15 April 2014 17:25 [Source: ICIS news]
DUBAI (ICIS)--Saudi Arabia's Sahara Petrochemical posted a 20.3% decline in first-quarter net profit on Tuesday as a planned shutdown of its plant during the quarter contributed to lower sales.
The firm, currently in talks with Sipchem over a possible merger, made a profit of 99.9m Saudi riyal (SR) ($26.6 m) in the opening three months of 2014, compared with SR125.4m in the same period last year, Sahara said in a bourse filing.

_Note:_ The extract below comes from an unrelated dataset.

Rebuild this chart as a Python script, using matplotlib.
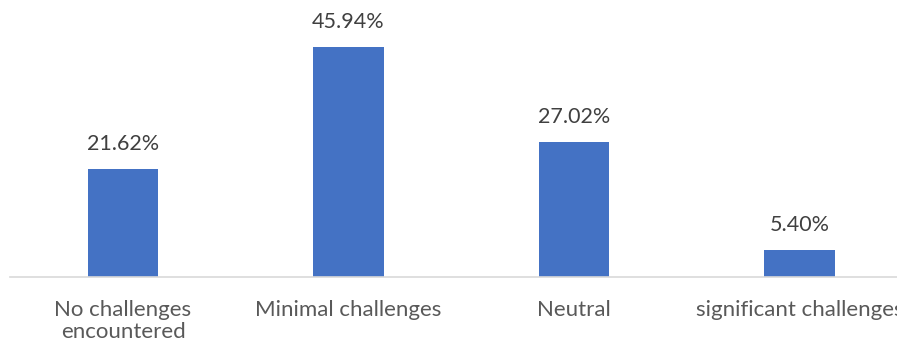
import matplotlib
matplotlib.use("Agg")
import matplotlib.pyplot as plt

categories = ["No challenges\nencountered", "Minimal challenges", "Neutral", "significant challenges"]
values = [21.62, 45.94, 27.02, 5.40]
labels = ["21.62%", "45.94%", "27.02%", "5.40%"]

plt.rcParams['font.family'] = ['Lato', 'DejaVu Sans']

W, H = 897, 347
fig = plt.figure(figsize=(W/100, H/100), dpi=100)
left_px, right_px = 10.25, 912.25
bottom_px = H - 276.5
top_px = H - (276.5 - 50 * 4.985)
ax = fig.add_axes([left_px / W, bottom_px / H, (right_px - left_px) / W, (top_px - bottom_px) / H])

x = range(len(categories))
ax.bar(x, values, width=0.3126, color="#4472C4", zorder=2)
ax.set_xlim(-0.5, 3.5)
ax.set_ylim(0, 50)

for xi, v, lab in zip(x, values, labels):
    ax.annotate(lab, (xi, v), xytext=(0, 18), textcoords="offset points",
                ha="center", va="center", fontsize=15.5, color="#404040",
                annotation_clip=False)

ax.set_xticks(list(x))
ax.set_xticklabels(categories, fontsize=16, color="#595959", linespacing=1.12)
ax.tick_params(axis="x", length=0, pad=17)
ax.set_yticks([])
for s in ["top", "left", "right"]:
    ax.spines[s].set_visible(False)
ax.spines["bottom"].set_color("#D9D9D9")
ax.spines["bottom"].set_linewidth(1.2)

fig.savefig("out.png", dpi=100)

“Profit margins dropped as sales quantities fell because of the planned shutdown of ALWAHA plant, something the company had already announced at the time of the shutdown,” it said in a brief statement.
The firm’s first-quarter gross profit fell by 26.23% year on year to SR57.1m while operating profit fell 58% year on year to SR 17.9 m.
Sahara said that the company had also incurred non-recurring costs on studies related to the proposed merger with Sipchem, which further reduced company profit by approximately SR8.3m.
Last July, Sipchem and Sahara entered into a non-binding agreement to conduct a feasibility study on the proposed merger. Later in December the two companies signed a memorandum of understanding to consider the feasibility of the deal.
Sahara makes propylene, polypropylene, ethylene and polyethylene.